O Nevoeiro: tentativa safada de tirar mais lucro de um conto de Stephen King que já havia virado um ótimo filme. Fique com o filme e evite isso.

Ozark: muito bacana ver Jason Bateman fora de seu ambiente, numa trama tensa e bem amarrada. E tem a Laura Linney!

Peaky Blinders: a primeira temporada é extremamente bem construída, com personagens densos e situações críveis. O embate entre Cillian Murphy e Sam Neill é bonito de se acompanhar! Figurino, cenografia, fotografia e trilha sonora ímpares!

Punho de Ferro: o mais chato dos heróis da Marvel na TV, fica de mimimi por 13 episódios e custa a engrenar. Só para os fãs mais ardorosos da editora.
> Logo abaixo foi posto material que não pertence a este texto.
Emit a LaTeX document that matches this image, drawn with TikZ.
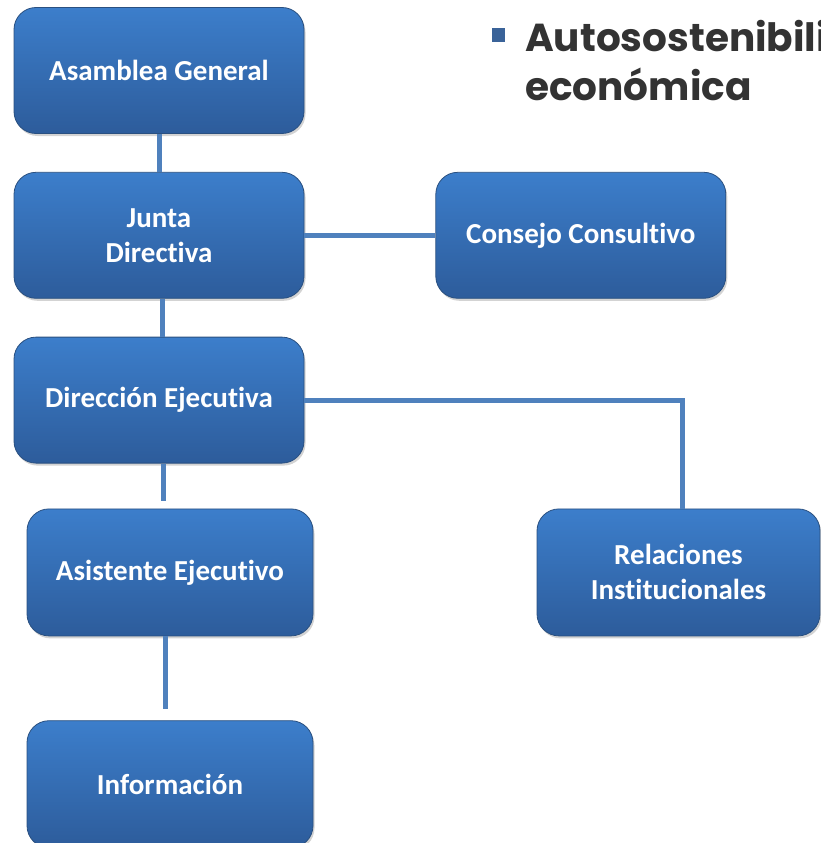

Santa Clarita Diet: uma virada bonitinha nas histórias de zumbis, com uma dona de casa se alimentando de carne humana. O casal principal é carismático, não passa muito disso.

Stranger Things (2): mais do mesmo, o que não significa ser ruim. A série continua usando a nostalgia do público e as muitas referências pop para construir sua história, que dessa vez vai um pouco mais longe.

Sun Records: série com ar de novelinha que conta uma história extremamente interessante, mas de forma engessada e quadrada. Vale pelo assunto, a gravadora que dá título à atração.

The Fall (3): muito arrastada, a terceira temporada poderia ter se encerrado com três ou quatro episódios. Final bem chato para uma série excelente.

The Good Place: bem humorada, a série conta com um elenco competente e alguns conceitos curiosos, que obedecem a lógica desse universo. Das comédias, é a mais interessante.

The Ranch: besteira sem graça alguma tentando levantar a carreira de Ashton Kutcher. Não deveria ter passado do primeiro episódio.

Twin Peaks: não teve jeito, apesar do mundo inteiro adorar a série. Dormi em todos os episódios e não vi o menor sentido. Eu sei, o errado sou eu. Não precisa me xingar nos comentários.

White Gold: humor cínico, com um protagonista detestável, e bem amarrada. Curta e interessante.

Wormwood: seria muito viajada, se não fosse verdade. Muito interessante, vai atrair principalmente os fãs de teorias de conspirações. Novamente: essa foi real.